プロジェクトおよびタスクの詳細は、Oracle Solaris 11.3 でのリソースの管理 の 第 2 章, プロジェクトとタスクについてを参照してください。プロジェクトおよびタスクを管理するための管理コマンドについては、Oracle Solaris 11.3 でのリソースの管理 の 第 3 章, プロジェクトとタスクの管理を参照してください。

/etc/project ファイル

project ファイルはワークロード階層の中心的な機能です。project データベースは、/etc/project ファイルを介してシステム上で、または NIS や LDAP などのネーミングサービスを介してネットワーク上で保持されます。

/etc/project ファイルには 5 つの標準プロジェクトが含まれます。

system

このプロジェクトは、すべてのシステムプロセスおよびデーモンに使用されます。

user.root

root のログインおよび root の cronat、および batch ジョブにより発生する、すべての root プロセス。

noproject

この特別なプロジェクトは IPQoS 用です。

default

各ユーザーにデフォルトプロジェクトが割り当てられます。

group.staff

このプロジェクトはグループ staff のすべてのユーザーに使用されます。

プログラムからプロジェクトファイルにアクセスするには、次の構造体を使用します。

struct project {
  char      *pj_name;       /* name of the project */
  projid_t   pj_projid;     /* numerical project ID */
  char      *pj_comment;    /* project comment */
  char     **pj_users;      /* vector of pointers to project user names */
  char     **pj_groups;     /* vector of pointers to project group names */
  char      *pj_attr;       /* project attributes */
};

project 構造体のメンバーには、次のものがあります。

*pj_name

プロジェクトの名前。

pj_projid

プロジェクト ID。

*pj_comment

ユーザー指定のプロジェクトの説明。

**pj_users

プロジェクトのユーザーメンバーのポインタ。

**pj_groups

プロジェクトのグループメンバーのポインタ。

*pj_attr

プロジェクトの属性。これらの属性は、リソース制御とプロジェクトプールの値を設定するために使用します。
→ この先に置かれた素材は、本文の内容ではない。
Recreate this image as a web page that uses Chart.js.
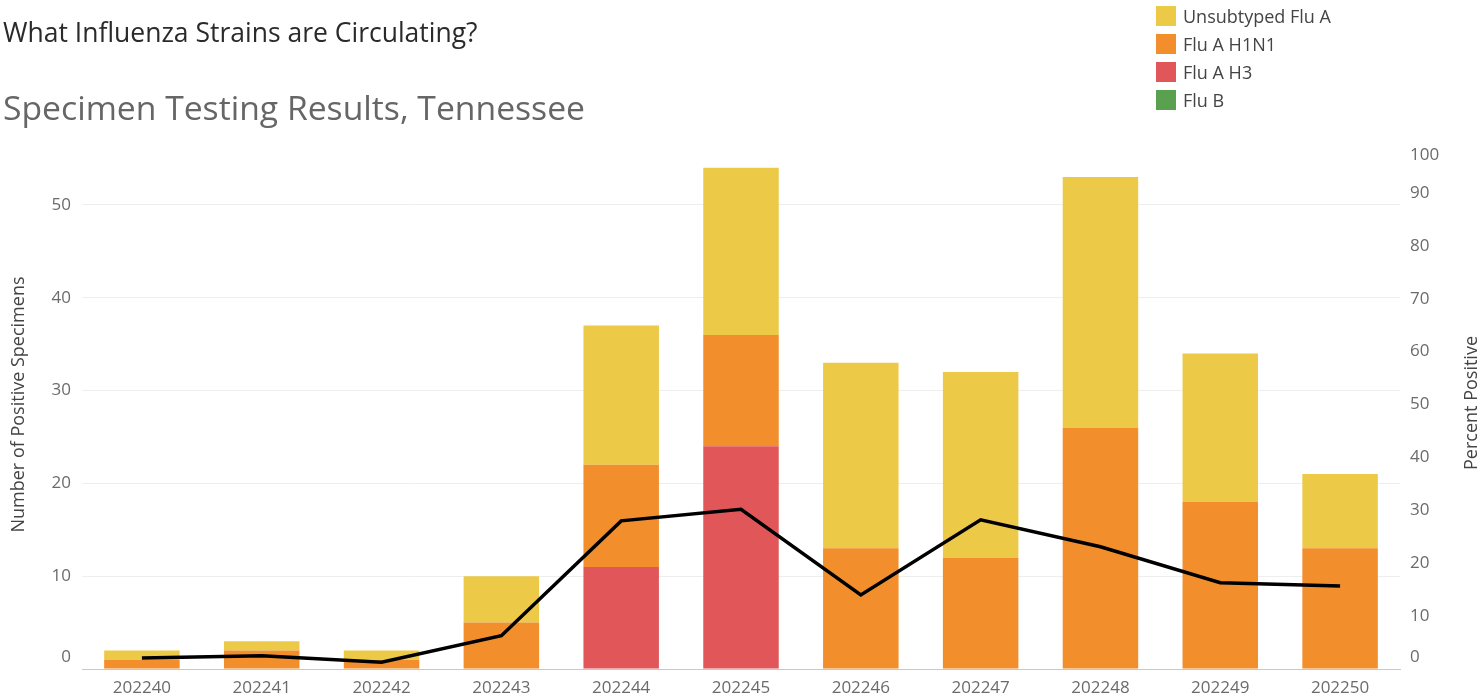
<!DOCTYPE html>
<html>
<head>
    <title>Influenza Strains - Tennessee</title>
    <script src="https://cdn.jsdelivr.net/npm/chart.js"></script>
    <style>
        body { margin: 0; font-family: "Open Sans", sans-serif; background: #fff; }
        #wrap { position: relative; width: 1484px; height: 699px; }
        #chart { position: absolute; left: 0; top: 0; }
        .title { position: absolute; left: 3px; top: 14px; font-size: 26.5px; color: #2a2a2a; line-height: 36px; }
        .subtitle { position: absolute; left: 3px; top: 84px; font-size: 33.7px; color: #666; line-height: 46px; }
        #legend { position: absolute; left: 1156px; top: 2px; }
        .leg-item { height: 28px; display: flex; align-items: center; font-size: 18px; color: #444; }
        .leg-box { width: 20px; height: 20px; margin-right: 7px; }
        /* right axis title reads bottom-to-top in the original */
        #rightTitle { position: absolute; left: 1470px; top: 403px; font-size: 18px; color: #444;
                      white-space: nowrap; transform: translate(-50%, -50%) rotate(-90deg); }
    </style>
</head>
<body>
<div id="wrap">
    <canvas id="chart" width="1484" height="699"></canvas>
    <div class="title">What Influenza Strains are Circulating?</div>
    <div class="subtitle">Specimen Testing Results, Tennessee</div>
    <div id="rightTitle">Percent Positive</div>
    <div id="legend"></div>
</div>
<script>
    // weekly data (MMWR year+week)
    const weeks = ['202240', '202241', '202242', '202243', '202244', '202245', '202246', '202247', '202248', '202249', '202250'];
    const fluB = [0, 0, 0, 0, 0, 0, 0, 0, 0, 0, 0];
    const fluAH3 = [0, 0, 0, 0, 11, 24, 0, 0, 0, 0, 0];
    const fluAH1N1 = [1, 2, 1, 5, 11, 12, 13, 12, 26, 18, 13];
    const unsubtyped = [1, 1, 1, 5, 15, 18, 20, 20, 27, 16, 8];
    const percentPositive = [2.1, 2.5, 1.3, 6.3, 28.0, 30.2, 14.0, 28.2, 23.1, 16.3, 15.7];

    const leftTicks = [0, 10, 20, 30, 40, 50];
    const rightTicks = [0, 10, 20, 30, 40, 50, 60, 70, 80, 90, 100];

    const tickColor = '#6b6b6b';
    const titleFont = { family: 'Open Sans', size: 18 };

    // edge labels sit inside the plot like the original: 0 nudged up, 100 nudged down
    function edgeLabel(v) {
        if (v === 0) return ['0', ''];
        if (v === 100) return ['', '100'];
        return String(v);
    }
    function edgeFont(c) {
        const v = c.tick ? c.tick.value : null;
        let lh = 1.2;
        if (v === 0) lh = 24 / 17;
        if (v === 100) lh = 30 / 17;
        return { family: 'Open Sans', size: 17, lineHeight: lh };
    }
    // keep the plot area fixed, labels may overhang
    function fixY(width) {
        return s => { s.width = width; s.paddingTop = 0; s.paddingBottom = 0; };
    }

    function bar(label, data, color) {
        return { type: 'bar', label: label, data: data, backgroundColor: color, yAxisID: 'y',
                 stack: 'pos', order: 1, barPercentage: 0.63, categoryPercentage: 1 };
    }

    const ctx = document.getElementById('chart').getContext('2d');
    const chart = new Chart(ctx, {
        data: {
            labels: weeks,
            datasets: [
                { type: 'line', label: 'Percent Positive', data: percentPositive, yAxisID: 'y1',
                  borderColor: '#000', borderWidth: 3.5, pointRadius: 0, tension: 0, order: 0 },
                bar('Flu B', fluB, '#59A14F'),
                bar('Flu A H3', fluAH3, '#E15759'),
                bar('Flu A H1N1', fluAH1N1, '#F28E2B'),
                bar('Unsubtyped Flu A', unsubtyped, '#EDC948')
            ]
        },
        options: {
            responsive: false,
            animation: false,
            layout: { padding: { top: 140, left: 0, right: 0, bottom: 0 } },
            plugins: { legend: { display: false }, tooltip: { enabled: false } },
            scales: {
                x: {
                    stacked: true,
                    grid: { display: false, drawTicks: false },
                    border: { display: true, color: '#c8c8c8', dash: [3, 2] },
                    ticks: { font: { family: 'Open Sans', size: 17 }, color: tickColor, padding: 9, maxRotation: 0 },
                    afterFit: s => { s.height = 30; s.paddingLeft = 0; s.paddingRight = 0; }
                },
                y: {
                    position: 'left',
                    stacked: true,
                    min: 0, max: 57,
                    afterBuildTicks: s => { s.ticks = leftTicks.map(v => ({ value: v })); },
                    grid: { color: '#eee', drawTicks: false },
                    border: { display: false },
                    ticks: { font: edgeFont, color: tickColor, padding: 11, callback: edgeLabel, autoSkip: false },
                    title: { display: true, text: 'Number of Positive Specimens', color: '#444',
                             font: titleFont, padding: { top: 8, bottom: 0 } },
                    afterFit: fixY(82)
                },
                y1: {
                    position: 'right',
                    min: 0, max: 100,
                    afterBuildTicks: s => { s.ticks = rightTicks.map(v => ({ value: v })); },
                    grid: { display: false, drawTicks: false },
                    border: { display: false },
                    ticks: { font: edgeFont, color: tickColor, padding: 10, callback: edgeLabel, autoSkip: false },
                    afterFit: fixY(84)
                }
            }
        }
    });

    // html legend, top of stack first
    const legend = document.getElementById('legend');
    chart.data.datasets.filter(d => d.type === 'bar').reverse().forEach(d => {
        const item = document.createElement('div');
        item.className = 'leg-item';
        item.innerHTML = '<div class="leg-box" style="background:' + d.backgroundColor + '"></div>' + d.label;
        legend.appendChild(item);
    });
</script>
</body>
</html>
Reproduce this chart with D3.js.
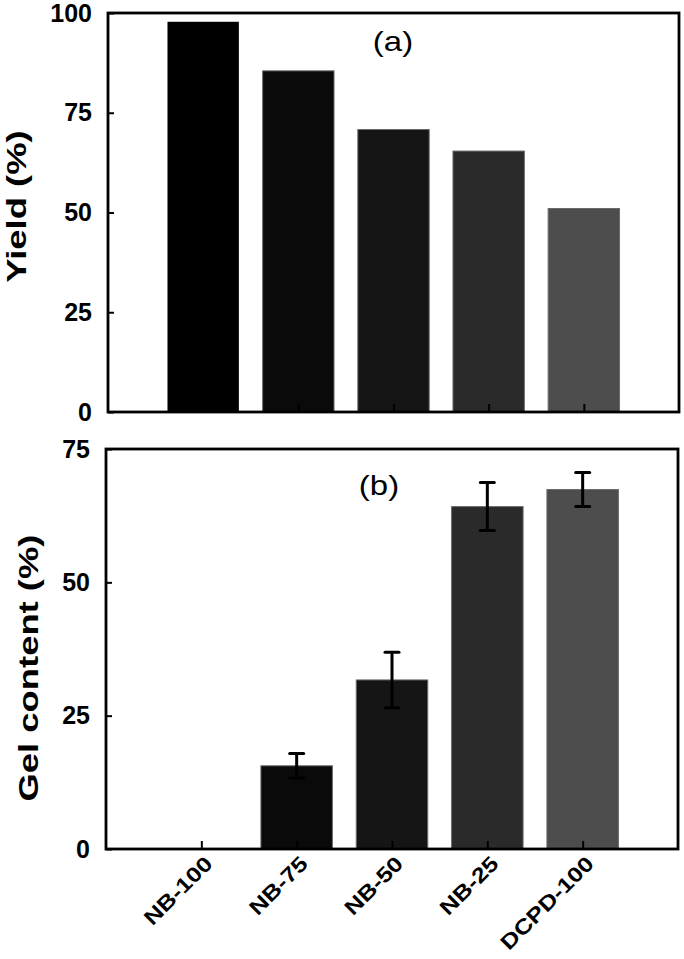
<!DOCTYPE html>
<html>
<head>
<meta charset="utf-8">
<script src="https://cdn.jsdelivr.net/npm/d3@7"></script>
<style>
  html, body { margin: 0; padding: 0; background: #fff; }
  svg { display: block; }
  text { font-family: "Liberation Sans", Arial, sans-serif; }
</style>
</head>
<body>
<svg id="chart" width="684" height="959"></svg>
<script>
const categories = ["NB-100", "NB-75", "NB-50", "NB-25", "DCPD-100"];
const yieldValues = [97.8, 85.5, 70.8, 65.4, 51.0];
const gelValues = [0, 15.6, 31.7, 64.2, 67.4];
const gelErrors = [0, 2.3, 5.2, 4.5, 3.2];
const barColors = ["#000000", "#0a0a0a", "#151515", "#2a2a2a", "#4d4d4d"];
const yieldTicks = [0, 25, 50, 75, 100];
const gelTicks = [0, 25, 50, 75];

const svg = d3.select("#chart");

function panel(opts) {
  const g = svg.append("g");
  const x = d3.scaleLinear().domain([0, categories.length + 1]).range([opts.left, opts.right]);
  const y = d3.scaleLinear().domain([0, opts.max]).range([opts.bottom, opts.top]);
  const bw = x(0.75) - x(0);

  // bars
  g.selectAll("rect.bar")
    .data(opts.values.map((v, i) => ({ v, i })).filter(d => d.v > 0))
    .enter().append("rect")
    .attr("class", "bar")
    .attr("x", d => x(d.i + 1) - bw / 2)
    .attr("width", bw)
    .attr("y", d => y(d.v))
    .attr("height", d => y(0) - y(d.v))
    .attr("fill", d => barColors[d.i])
    .attr("stroke", d => d.i === 0 ? "none" : "#6a6a6a")
    .attr("stroke-width", 1);

  // error bars
  if (opts.errors) {
    const eb = opts.values.map((v, i) => ({ v, e: opts.errors[i], i })).filter(d => d.e > 0);
    const cap = 7;
    const eg = g.append("g").attr("stroke", "#000").attr("stroke-width", 3).attr("stroke-linecap", "round");
    eb.forEach(d => {
      const cx = x(d.i + 1);
      eg.append("line").attr("x1", cx).attr("x2", cx).attr("y1", y(d.v + d.e)).attr("y2", y(d.v - d.e));
      eg.append("line").attr("x1", cx - cap).attr("x2", cx + cap).attr("y1", y(d.v + d.e)).attr("y2", y(d.v + d.e));
      eg.append("line").attr("x1", cx - cap).attr("x2", cx + cap).attr("y1", y(d.v - d.e)).attr("y2", y(d.v - d.e));
    });
  }

  // y axis (ticks inward)
  const yAxis = d3.axisLeft(y).tickValues(opts.ticks).tickSize(-6).tickPadding(16).tickFormat(d3.format("d"));
  const ya = g.append("g").attr("transform", `translate(${opts.left},0)`).call(yAxis);
  ya.select(".domain").remove();
  ya.selectAll(".tick line").attr("stroke", "#000").attr("stroke-width", 2);
  ya.selectAll(".tick text")
    .attr("font-size", 25).attr("font-weight", "bold").attr("fill", "#000")
    .attr("font-family", "'Liberation Sans', Arial, sans-serif");

  // x axis ticks (inward)
  const xAxis = d3.axisBottom(x).tickValues(d3.range(1, categories.length + 1)).tickSize(-8).tickFormat("");
  const xa = g.append("g").attr("transform", `translate(0,${opts.bottom})`).call(xAxis);
  xa.select(".domain").remove();
  xa.selectAll(".tick line").attr("stroke", "#000").attr("stroke-width", 2);

  if (opts.labels) {
    xa.selectAll(".tick").append("text")
      .attr("text-anchor", "end")
      .attr("fill", "#000")
      .attr("font-size", 21).attr("font-weight", "bold")
      .attr("font-family", "'Liberation Sans', Arial, sans-serif")
      .attr("transform", "translate(12,16) rotate(-45) scale(1.2,1)")
      .text((d, i) => categories[i]);
  }

  // frame
  g.append("rect")
    .attr("x", opts.left).attr("y", opts.top)
    .attr("width", opts.right - opts.left).attr("height", opts.bottom - opts.top)
    .attr("fill", "none").attr("stroke", "#000").attr("stroke-width", 2.8);

  // y title
  g.append("text")
    .attr("text-anchor", "middle")
    .attr("font-size", 28).attr("font-weight", "bold").attr("fill", "#000")
    .attr("transform", `translate(${opts.titleX},${(opts.top + opts.bottom) / 2 - opts.titleShift}) rotate(-90) scale(1.3,1)`)
    .text(opts.title);

  // panel label
  g.append("text")
    .attr("text-anchor", "middle")
    .attr("dominant-baseline", "central")
    .attr("font-size", 27).attr("fill", "#000")
    .attr("transform", `translate(${opts.tagX},${opts.tagY}) scale(1.22,1)`)
    .text(opts.tag);
}

panel({ left: 108, right: 679, top: 13, bottom: 412, max: 100, values: yieldValues, ticks: yieldTicks,
  title: "Yield (%)", titleX: 26, titleShift: 6, tag: "(a)", tagX: 393, tagY: 42 });
panel({ left: 106, right: 678, top: 449, bottom: 849, max: 75, values: gelValues, errors: gelErrors, ticks: gelTicks,
  labels: true, title: "Gel content (%)", titleX: 38, titleShift: -19, tag: "(b)", tagX: 379, tagY: 486 });
</script>
</body>
</html>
リソース使用率は、プロジェクトの属性を介して制御するか、ゾーンの場合は zonecfg コマンドを使用して構成できます。リソース制御属性のタイプは 4 つの接頭辞を使用してグループ化されています。

  • project.* – この接頭辞は、プロジェクトを制御するために使用される属性を示します。たとえば、project.max-locked-memory は、ロックされるメモリーの許容合計量をバイト数で示します。project.pool 属性は、プロジェクトをリソースプールにバインドします。リソースプールを参照してください。

  • task.* – この接頭辞は、タスクに適用される属性に使用されます。たとえば、task.max-cpu-time 属性は、このタスクのプロセスで使用できる最大 CPU 時間を秒数で表現します。

  • process.* – この接頭辞は、プロセス制御に使用されます。たとえば、process.max-file-size 制御は、このプロセスでの書き込みに使用できる最大ファイルオフセットをバイト数で表現します。

  • zone.*zone.* 接頭辞は、ゾーン内のプロジェクト、タスク、およびプロセスに適用されるゾーン規模のリソース制御を示します。たとえば、zone.max-lwps は、あるゾーンの LWP の数が増えすぎてほかのゾーンに影響を与えることを防ぎます。ゾーンの LWP の合計数は、project.max-lwps エントリを使用すると、ゾーン内のプロジェクト間でさらに再分割できます。

リソース制御の完全なリストについては、resource-controls(5) を参照してください。